March 2014 | Eyesore
Commentary on architectural blunders in monthly serial.
Behold the new Health Center on Russell Street in Missoula, Montana — a demonstration that Murphy’s Law rules absolutely in American architecture and town planning. This is the back of the building; the front is oriented to the interior of the block where the parking is (don’t expect Happy Motoring to continue ten years from now). It’s a little hard to see here, but all the HVAC blowers face the narrow sidewalk where hypothetical pedestrians will get hot blasts of locker room exhaust as they journey down the street. The chief tenet of modernism still prevails: justify cheap shortcuts, bad proportioning, absence of ornament, and shoddy construction with ideological minimalism. Note the attempt to make the giant box appear to be be composed of separate smaller buildings. Note the crappy horizontal windows. Note the weak gestural brackets along the cornice. This culture is incapable of doing better work. We became a third-rate nation before we became Third World.
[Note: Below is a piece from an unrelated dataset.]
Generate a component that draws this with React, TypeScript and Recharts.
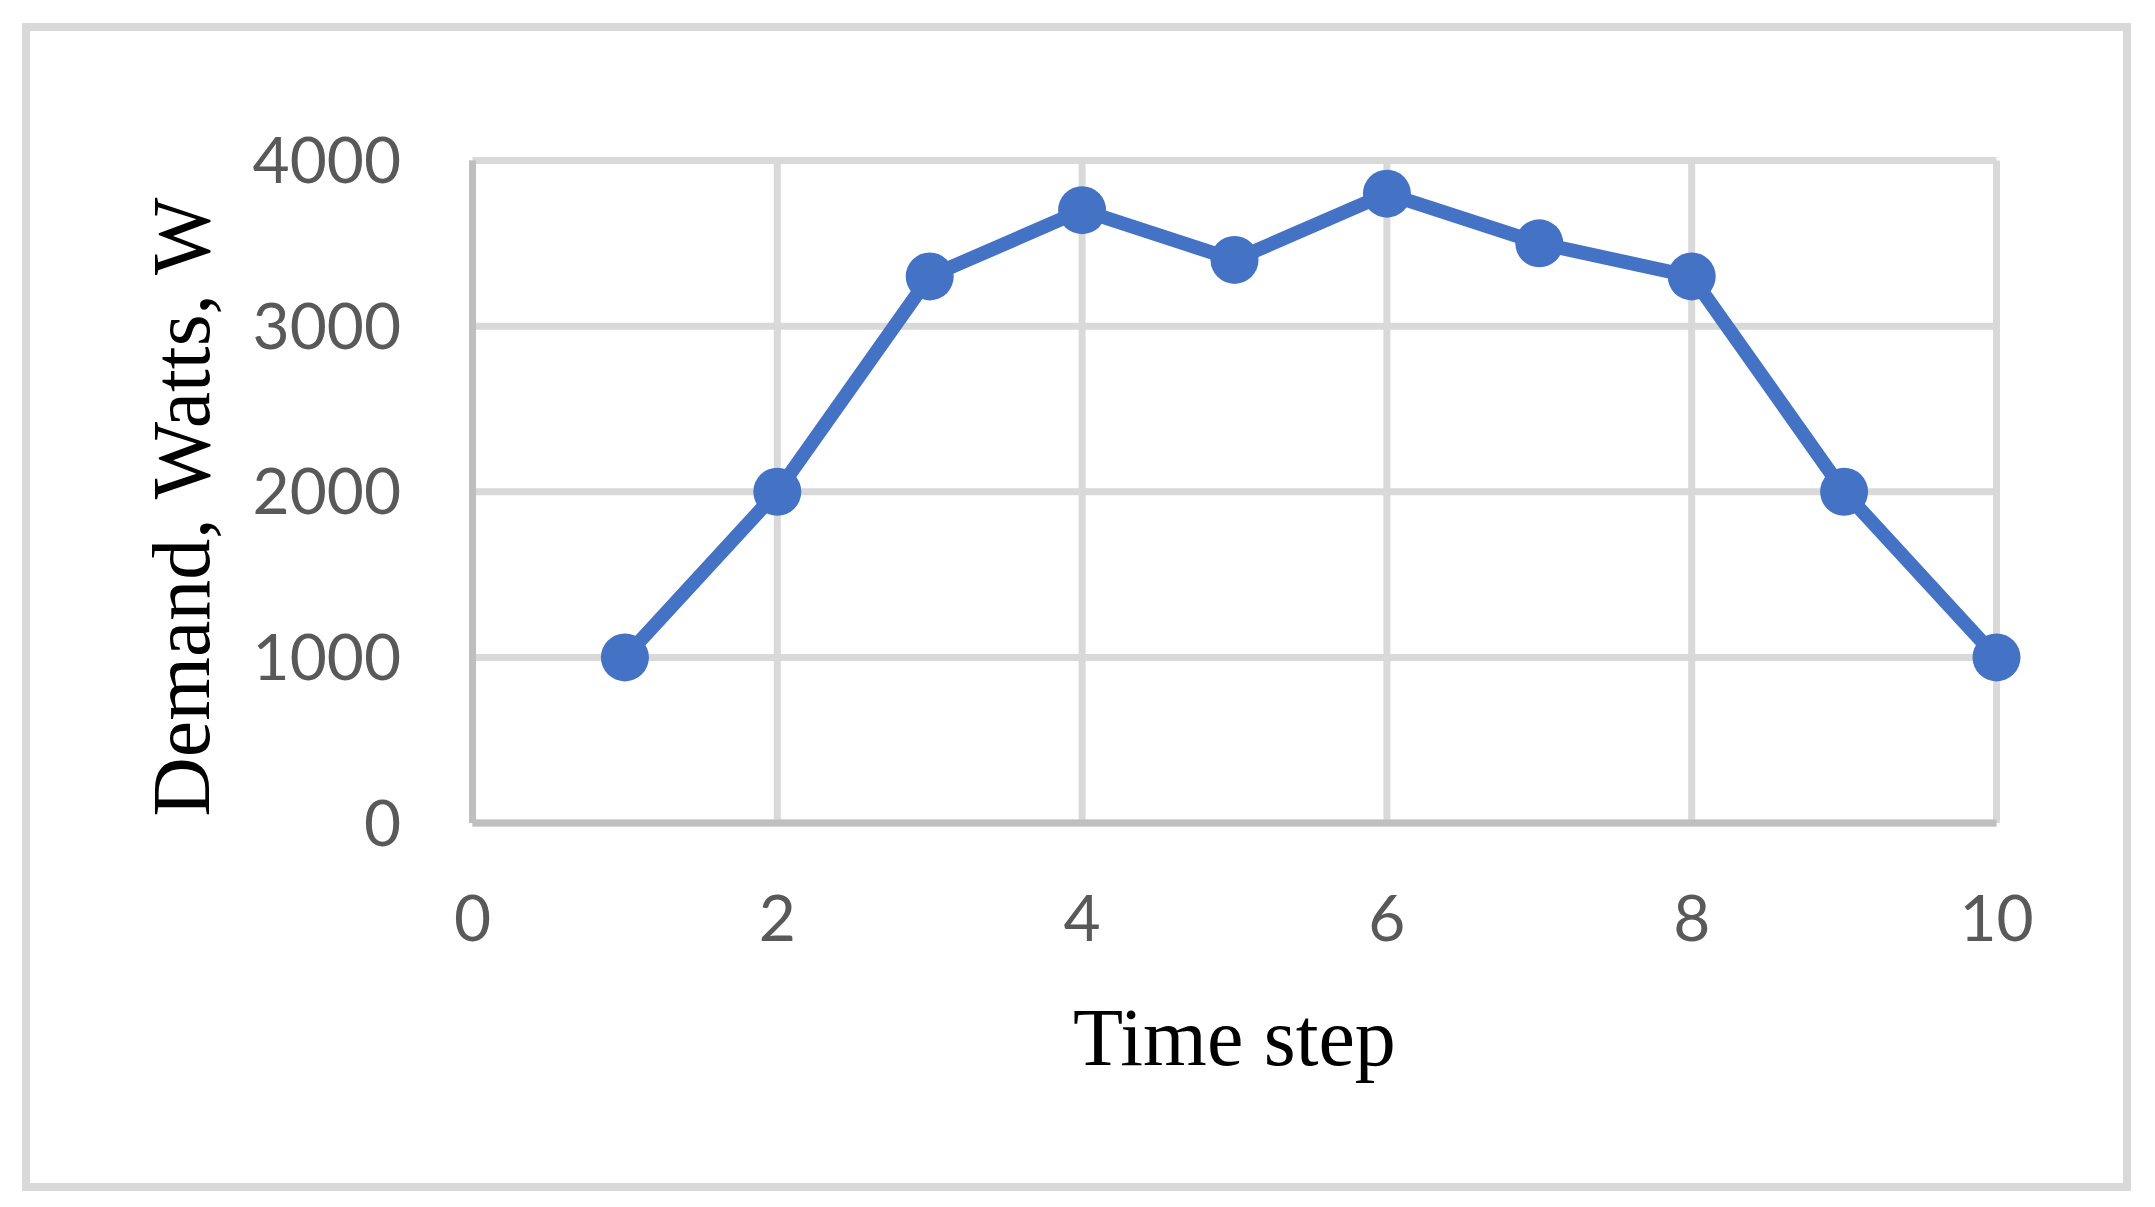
import React from "react";
import { LineChart, Line, XAxis, YAxis, CartesianGrid, Label } from "recharts";

const timeSteps = [1, 2, 3, 4, 5, 6, 7, 8, 9, 10];
const demand = [1000, 2000, 3300, 3700, 3400, 3800, 3500, 3300, 2000, 1000];
const xTicks = [0, 2, 4, 6, 8, 10];
const yTicks = [0, 1000, 2000, 3000, 4000];

const data = timeSteps.map((t, i) => ({ t, demand: demand[i] }));

const tickStyle = { fontFamily: "Lato", fontSize: 64, fill: "#595959" };
const titleFont = "'Liberation Serif', 'Times New Roman', serif";

export default function App() {
  return (
    <div style={{ position: "absolute", left: 0, top: 0, width: 2155, height: 1207, background: "#fff" }}>
      <div
        style={{
          position: "absolute",
          left: 22,
          top: 23,
          width: 2109,
          height: 1168,
          border: "8px solid #d9d9d9",
          boxSizing: "border-box",
        }}
      />
      <LineChart
        width={2155}
        height={1207}
        data={data}
        style={{ position: "absolute", left: 0, top: 0 }}
        margin={{ top: 160.5, right: 158.5, left: 372.5, bottom: 284 }}
      >
        <CartesianGrid stroke="#d9d9d9" strokeWidth={7} />
        <XAxis
          type="number"
          dataKey="t"
          domain={[0, 10]}
          ticks={xTicks}
          height={100}
          tickLine={false}
          tickSize={0}
          tickMargin={73}
          axisLine={{ stroke: "#bfbfbf", strokeWidth: 7 }}
          tick={tickStyle}
        >
          <Label
            content={() => (
              <text x={1234.5} y={1065} textAnchor="middle" fontFamily={titleFont} fontSize={82} fill="#000">
                Time step
              </text>
            )}
          />
        </XAxis>
        <YAxis
          type="number"
          domain={[0, 4000]}
          ticks={yTicks}
          width={100}
          tickLine={false}
          tickSize={0}
          tickMargin={71.5}
          axisLine={{ stroke: "#bfbfbf", strokeWidth: 7 }}
          tick={tickStyle}
        >
          <Label
            content={() => (
              <text
                x={209}
                y={507}
                transform="rotate(-90, 209, 507)"
                textAnchor="middle"
                fontFamily={titleFont}
                fontSize={82}
                fill="#000"
              >
                Demand, Watts, W
              </text>
            )}
          />
        </YAxis>
        <Line
          type="linear"
          dataKey="demand"
          stroke="#4472C4"
          strokeWidth={14}
          dot={{ r: 24, fill: "#4472C4", stroke: "none" }}
          activeDot={false}
          isAnimationActive={false}
        />
      </LineChart>
    </div>
  );
}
Thanks to John Wolverton for the submission.
Some of his comments: “The original exhaust nozzles looked like jet engines; but we complained (about the whole ugly thing) and they hopped into action by replacing the nozzles with some-type louvered vent… likely to more efficiently direct the blast at the pedestrians. Oh, and they’ll be planting some nice shrubs around the electric box and gas meter.”